On IFMIS budget errors, attack on counties unfair
| May 10th 2019 | 4 min read
When the story of rather alarming and obviously strange budget execution reports annexed to the Kiambu County audited financial statements first broke out, it was greeted with a chorus of condemnation.
But this din of recriminations masked deep questions about the much touted Integrated Financial Management Information System (IFMIS), the budget approval processes, the audit processes, and quick trigger condemnation that has come to characterize any analysis of counties. I shall examine each of these in turn. First, what is the matter with IFMIS?
A correspondence on Monday, May 6 to all County Executive Committee Members of Finance by National Treasury Principal Secretary, Kamau Thuge, confirmed that IFMIS, being the financial management system prescribed by the National Treasury, can generate, and indeed generated, incorrect reports. As could be expected he, however, laid the blame on the counties for “printing wrong reports.”
But his admission come rather late, because Laikipia County Government had already flagged errors generated by IFMIS as early as mid-last year. On August 16, 2018 the county government formally wrote to the IFMIS Director bringing to his attention the errors on the system-generated trial and balance and unaccounted transactions.
On January 11, 2019, the county wrote again, pointing out that the vote book reports (budget execution report) contained items “…that do not relate to Laikipia County.”
“Further some of the programmes and sub programmes do not have narratives despite having some huge figure in them.”
Indeed, in his response on February 22, 2019, the IFMIS director confirmed that there was a configuration issue under Laikipia County which resulted in the system generating erroneous reports, including a trial balance that was not balancing.
The Kenya National Audit Office was also immediately alerted about the errors in the system-generated reports. Why the Auditor General went ahead to annex and release the erroneous IFMIS-generated reports despite the alarm that we had raised remains a puzzle to us.

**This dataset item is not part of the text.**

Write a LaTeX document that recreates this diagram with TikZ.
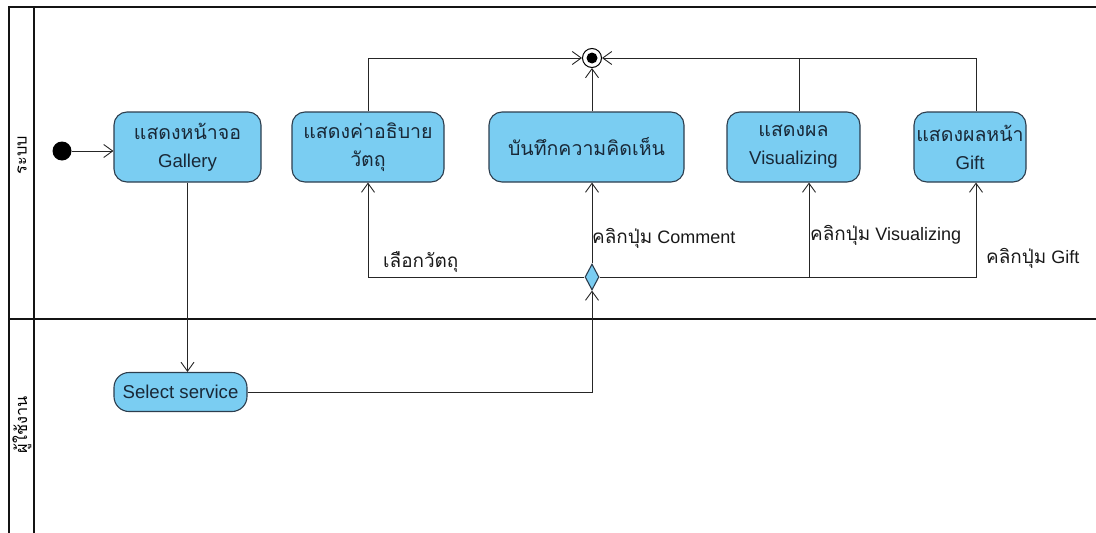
\documentclass[tikz,border=0pt]{standalone}
\usepackage{fontspec}
\setmainfont{Liberation Sans}
\newfontfamily\thaifont[Script=Thai,Scale=1.05]{Loma}
\newcommand{\thtxt}[1]{{\thaifont #1}}
\usetikzlibrary{arrows.meta,shapes.geometric,calc}
\definecolor{boxfill}{RGB}{122,205,242}
\definecolor{boxline}{RGB}{45,62,78}
\definecolor{boxtext}{RGB}{25,40,55}
\definecolor{frameline}{RGB}{20,20,20}
\begin{document}
\begin{tikzpicture}[x=1pt,y=-1pt,
  action/.style={draw=boxline,fill=boxfill,line width=1.1pt,rounded corners=13pt,
    inner sep=0pt,align=center,text=boxtext,font=\fontsize{18.6}{28}\selectfont},
  flow/.style={draw=black!85,line width=1pt},
  arr/.style={flow,-{Straight Barb[length=9pt,width=13pt,line width=0.9pt]}},
  guard/.style={inner sep=0pt,anchor=west,text=black!90,font=\fontsize{18}{20}\selectfont},
  lanelabel/.style={rotate=90,inner sep=0pt,font=\fontsize{15.5}{18}\selectfont},
  lane/.style={draw=frameline,line width=2pt}]
\useasboundingbox (0,0) rectangle (1096,533);

% swimlane frame
\draw[lane] (9,533) -- (9,7) -- (1096,7);
\draw[lane] (34,7) -- (34,533);
\draw[lane] (9,319) -- (1096,319);
\node[lanelabel] (laneSys) at (22,155) {\thtxt{ระบบ}};
\node[lanelabel] (laneUser) at (22,425) {\thtxt{ผู้ใช้งาน}};

% start and end
\node[circle,fill=black,minimum size=19pt,inner sep=0pt] (init) at (62,151) {};
\node[circle,draw=black,line width=1pt,fill=white,minimum size=19pt,inner sep=0pt] (fin) at (592,58) {};
\node[circle,fill=black,minimum size=11pt,inner sep=0pt] (finDot) at (fin.center) {};

% actions
\node[action,minimum width=147pt,minimum height=70pt] (gal) at (187.5,147) {\thtxt{แสดงหน้าจอ}\\Gallery};
\node[action,minimum width=152pt,minimum height=70pt] (obj) at (368,147) {\thtxt{แสดงค่าอธิบาย}\\\thtxt{วัตถุ}};
\node[action,minimum width=195pt,minimum height=70pt] (cmt) at (586.5,147) {\thtxt{บันทึกความคิดเห็น}};
\node[action,minimum width=133pt,minimum height=70pt] (vis) at (793.5,147) {\thtxt{แสดงผล}\\Visualizing};
\node[action,minimum width=112pt,minimum height=70pt] (gift) at (970,147) {\thtxt{แสดงผลหน้า}\\Gift};
\node[action,minimum width=133pt,minimum height=39pt,rounded corners=15pt] (sel) at (180.5,392) {Select service};

% decision
\node[diamond,draw=boxline,fill=boxfill,line width=1.1pt,minimum width=14pt,minimum height=26pt,
  inner sep=0pt,aspect=0.5] (dec) at (592,277) {};

% flows
\draw[arr] (init) -- (init -| gal.west);
\draw[arr] (gal.south) -- (gal.south |- sel.north);
\draw[arr] (sel.east) -| (dec.south);
\draw[arr] (dec.west) -| (obj.south);
\draw[arr] (dec.north) -- (dec.north |- cmt.south);
\draw[arr] (dec.east) -| ([xshift=15.5pt]vis.south);
\draw[arr] (dec.east) -| ([xshift=6pt]gift.south);

\draw[arr] (obj.north) |- (fin.west);
\draw[arr] (fin.south |- cmt.north) -- (fin.south);
\draw[arr] ([xshift=6pt]gift.north) |- (fin.east);
\draw[flow] ([xshift=5.5pt]vis.north) -- ([xshift=5.5pt]vis.north |- fin.east);

% guards
\node[guard] (gObj) at (383,262) {\thtxt{เลือกวัตถุ}};
\node[guard] (gCmt) at (592,238) {\thtxt{คลิกปุ่ม} Comment};
\node[guard] (gVis) at (810,235) {\thtxt{คลิกปุ่ม} Visualizing};
\node[guard] (gGift) at (986,258) {\thtxt{คลิกปุ่ม} Gift};
\end{tikzpicture}
\end{document}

But I prefer solutions to recrimination. Now that the PS National Treasury and IFMIS director have confirmed that the system has generated erroneous reports, Auditor General Edward Ouko, who in the past has also publicly expressed doubts about the IFMIS system, should expunge the annexures and any conclusions derived from the audit reports.
IFMIS as currently configured generates numerous reports and chances of producing incorrect data are equally high. But it is potentially a good system that can be improved to avoid subjecting county governments, or any other user, to unwarranted public condemnation, ridicule and prejudice. It is rather unfortunate that this mess has emerged even as the IFMIS staff have been reaching out to Governors, as well as other senior government officials in a bid to promote the use of the IFMIS system.

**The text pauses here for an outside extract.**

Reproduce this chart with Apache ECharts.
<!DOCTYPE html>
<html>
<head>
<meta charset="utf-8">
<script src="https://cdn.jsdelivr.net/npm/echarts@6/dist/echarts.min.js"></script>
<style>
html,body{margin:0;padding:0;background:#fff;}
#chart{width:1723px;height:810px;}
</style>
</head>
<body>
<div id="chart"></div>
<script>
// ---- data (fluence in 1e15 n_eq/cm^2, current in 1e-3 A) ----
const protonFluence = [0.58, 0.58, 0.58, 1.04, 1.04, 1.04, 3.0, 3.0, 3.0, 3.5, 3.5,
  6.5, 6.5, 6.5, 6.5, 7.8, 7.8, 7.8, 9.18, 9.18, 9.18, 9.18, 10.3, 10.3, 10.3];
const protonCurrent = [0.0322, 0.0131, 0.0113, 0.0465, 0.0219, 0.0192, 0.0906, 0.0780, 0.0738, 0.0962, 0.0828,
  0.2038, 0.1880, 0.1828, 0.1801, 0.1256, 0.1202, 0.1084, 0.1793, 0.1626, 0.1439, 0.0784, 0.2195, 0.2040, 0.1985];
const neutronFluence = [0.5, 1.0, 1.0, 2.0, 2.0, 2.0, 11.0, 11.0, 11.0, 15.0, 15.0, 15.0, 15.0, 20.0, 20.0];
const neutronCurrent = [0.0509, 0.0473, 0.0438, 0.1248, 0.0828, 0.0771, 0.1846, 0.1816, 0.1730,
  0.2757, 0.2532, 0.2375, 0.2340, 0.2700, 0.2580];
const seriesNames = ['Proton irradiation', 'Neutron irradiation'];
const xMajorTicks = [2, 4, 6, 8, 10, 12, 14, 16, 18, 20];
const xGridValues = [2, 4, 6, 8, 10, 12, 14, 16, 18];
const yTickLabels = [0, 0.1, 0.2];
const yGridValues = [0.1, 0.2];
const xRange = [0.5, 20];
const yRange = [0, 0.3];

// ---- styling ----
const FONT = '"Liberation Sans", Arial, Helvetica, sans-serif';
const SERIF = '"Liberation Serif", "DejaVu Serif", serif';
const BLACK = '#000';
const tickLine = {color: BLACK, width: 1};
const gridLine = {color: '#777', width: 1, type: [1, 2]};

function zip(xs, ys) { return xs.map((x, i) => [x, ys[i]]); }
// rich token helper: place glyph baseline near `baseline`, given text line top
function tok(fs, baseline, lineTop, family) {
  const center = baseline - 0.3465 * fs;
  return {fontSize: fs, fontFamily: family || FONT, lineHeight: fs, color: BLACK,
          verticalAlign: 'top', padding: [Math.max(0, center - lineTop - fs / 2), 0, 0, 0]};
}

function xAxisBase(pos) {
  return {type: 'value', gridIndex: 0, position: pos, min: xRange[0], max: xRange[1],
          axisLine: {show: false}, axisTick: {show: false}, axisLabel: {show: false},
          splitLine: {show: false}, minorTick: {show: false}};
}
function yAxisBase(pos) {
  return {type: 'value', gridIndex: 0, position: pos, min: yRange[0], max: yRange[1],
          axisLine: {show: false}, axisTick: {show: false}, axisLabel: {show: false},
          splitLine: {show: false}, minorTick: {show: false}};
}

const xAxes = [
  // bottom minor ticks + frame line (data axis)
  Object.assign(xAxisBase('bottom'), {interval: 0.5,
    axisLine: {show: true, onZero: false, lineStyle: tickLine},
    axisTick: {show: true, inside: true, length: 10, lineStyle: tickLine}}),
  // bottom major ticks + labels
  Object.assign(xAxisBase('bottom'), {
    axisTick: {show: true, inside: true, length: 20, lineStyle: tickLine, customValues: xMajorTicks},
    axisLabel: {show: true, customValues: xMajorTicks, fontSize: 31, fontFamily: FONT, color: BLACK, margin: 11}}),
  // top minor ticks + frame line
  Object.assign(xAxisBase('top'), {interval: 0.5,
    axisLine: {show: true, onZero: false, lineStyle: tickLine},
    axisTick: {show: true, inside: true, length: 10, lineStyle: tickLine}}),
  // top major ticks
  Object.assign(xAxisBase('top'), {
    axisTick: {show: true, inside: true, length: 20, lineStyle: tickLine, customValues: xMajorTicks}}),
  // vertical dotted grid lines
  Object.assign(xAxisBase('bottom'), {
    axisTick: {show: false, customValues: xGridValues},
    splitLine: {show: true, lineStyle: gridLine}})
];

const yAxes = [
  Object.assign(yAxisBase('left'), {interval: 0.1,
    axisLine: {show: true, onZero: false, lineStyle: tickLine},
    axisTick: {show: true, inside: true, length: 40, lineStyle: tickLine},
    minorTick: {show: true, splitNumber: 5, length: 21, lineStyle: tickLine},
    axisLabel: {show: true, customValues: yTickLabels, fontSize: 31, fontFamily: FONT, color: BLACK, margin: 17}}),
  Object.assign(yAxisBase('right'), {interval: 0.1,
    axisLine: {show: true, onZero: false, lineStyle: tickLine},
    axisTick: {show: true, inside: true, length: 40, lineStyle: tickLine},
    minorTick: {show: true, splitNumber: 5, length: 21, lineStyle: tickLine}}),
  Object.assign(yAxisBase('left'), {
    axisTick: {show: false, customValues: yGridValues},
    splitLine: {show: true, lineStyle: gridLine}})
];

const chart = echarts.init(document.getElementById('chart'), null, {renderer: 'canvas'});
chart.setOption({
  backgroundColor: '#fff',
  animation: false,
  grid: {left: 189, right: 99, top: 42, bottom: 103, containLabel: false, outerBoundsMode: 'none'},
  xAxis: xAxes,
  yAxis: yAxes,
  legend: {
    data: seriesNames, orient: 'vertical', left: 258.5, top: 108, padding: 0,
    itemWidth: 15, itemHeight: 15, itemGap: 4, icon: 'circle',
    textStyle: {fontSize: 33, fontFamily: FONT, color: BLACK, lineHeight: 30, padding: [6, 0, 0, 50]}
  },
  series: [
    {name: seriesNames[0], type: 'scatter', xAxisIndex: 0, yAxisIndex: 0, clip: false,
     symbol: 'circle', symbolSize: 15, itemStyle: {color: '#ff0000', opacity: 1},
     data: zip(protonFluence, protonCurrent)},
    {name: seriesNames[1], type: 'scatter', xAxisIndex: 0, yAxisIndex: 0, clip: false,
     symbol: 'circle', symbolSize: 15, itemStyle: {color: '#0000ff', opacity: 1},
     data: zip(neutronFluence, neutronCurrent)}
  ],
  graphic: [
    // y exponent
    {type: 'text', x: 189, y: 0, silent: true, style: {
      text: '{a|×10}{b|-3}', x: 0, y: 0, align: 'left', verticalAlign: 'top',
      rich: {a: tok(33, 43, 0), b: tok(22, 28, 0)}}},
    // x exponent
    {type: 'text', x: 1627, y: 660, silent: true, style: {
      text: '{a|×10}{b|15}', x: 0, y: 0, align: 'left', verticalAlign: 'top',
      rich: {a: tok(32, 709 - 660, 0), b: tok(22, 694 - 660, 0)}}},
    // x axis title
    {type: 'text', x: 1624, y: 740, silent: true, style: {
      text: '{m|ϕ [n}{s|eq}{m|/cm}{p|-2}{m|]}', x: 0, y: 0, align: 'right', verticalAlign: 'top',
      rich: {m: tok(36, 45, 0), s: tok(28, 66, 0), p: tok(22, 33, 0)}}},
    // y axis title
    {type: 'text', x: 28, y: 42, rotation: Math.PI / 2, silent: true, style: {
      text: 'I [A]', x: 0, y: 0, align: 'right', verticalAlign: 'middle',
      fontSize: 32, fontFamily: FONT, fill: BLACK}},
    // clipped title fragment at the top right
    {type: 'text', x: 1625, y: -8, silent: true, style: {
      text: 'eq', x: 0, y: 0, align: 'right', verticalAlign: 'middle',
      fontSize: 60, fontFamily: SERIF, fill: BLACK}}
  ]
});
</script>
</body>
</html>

The county budgeting process is rather elaborate, with many points at which scrutiny can and is applied. The county fiscal strategy paper for instance establishes the ceilings to be applied to all sectors. Not only is it subjected to public participation, it must be approved by the assembly. Then the budget estimates themselves are subjected to the same process. Once approved by the respective assembly, the Appropriation Bill must be signed into law and printed by the government printer. It is this budget that is uploaded to IFMIS.
The Controller of Budget approves every single exchequer. She does so by checking that the items which you are paying for are in the approved budget.
Faults in the audit process?
Staff at the Auditor General’s office have been running IFMIS reports which they eventually release before sharing and discussing them with the respective counties. Involving the counties before releasing of these reports will in future provide an opportunity to correct any errors in them.
I have had occasion to discuss the audit process with the Auditor General and some of his senior as well as operational level staff. My refrain has been the following: An auditor expresses her opinion on the accuracy, and completeness of my financial statements.
I have therefore questioned why the auditor would rely on third party reports to arrive at that opinion. Why? I am not in charge of that third party system. In any case, the auditor is expressing an opinion about my books!
The citizens across the country have been quick to judge and condemn counties that have fallen victims of this system error. That is why it is critical for the Auditor General to reaffirm citizens’ faith and restore their confidence in county governments and the idea of devolution, by expunging these erroneous printouts annexed to the audit reports and the conclusions based on them.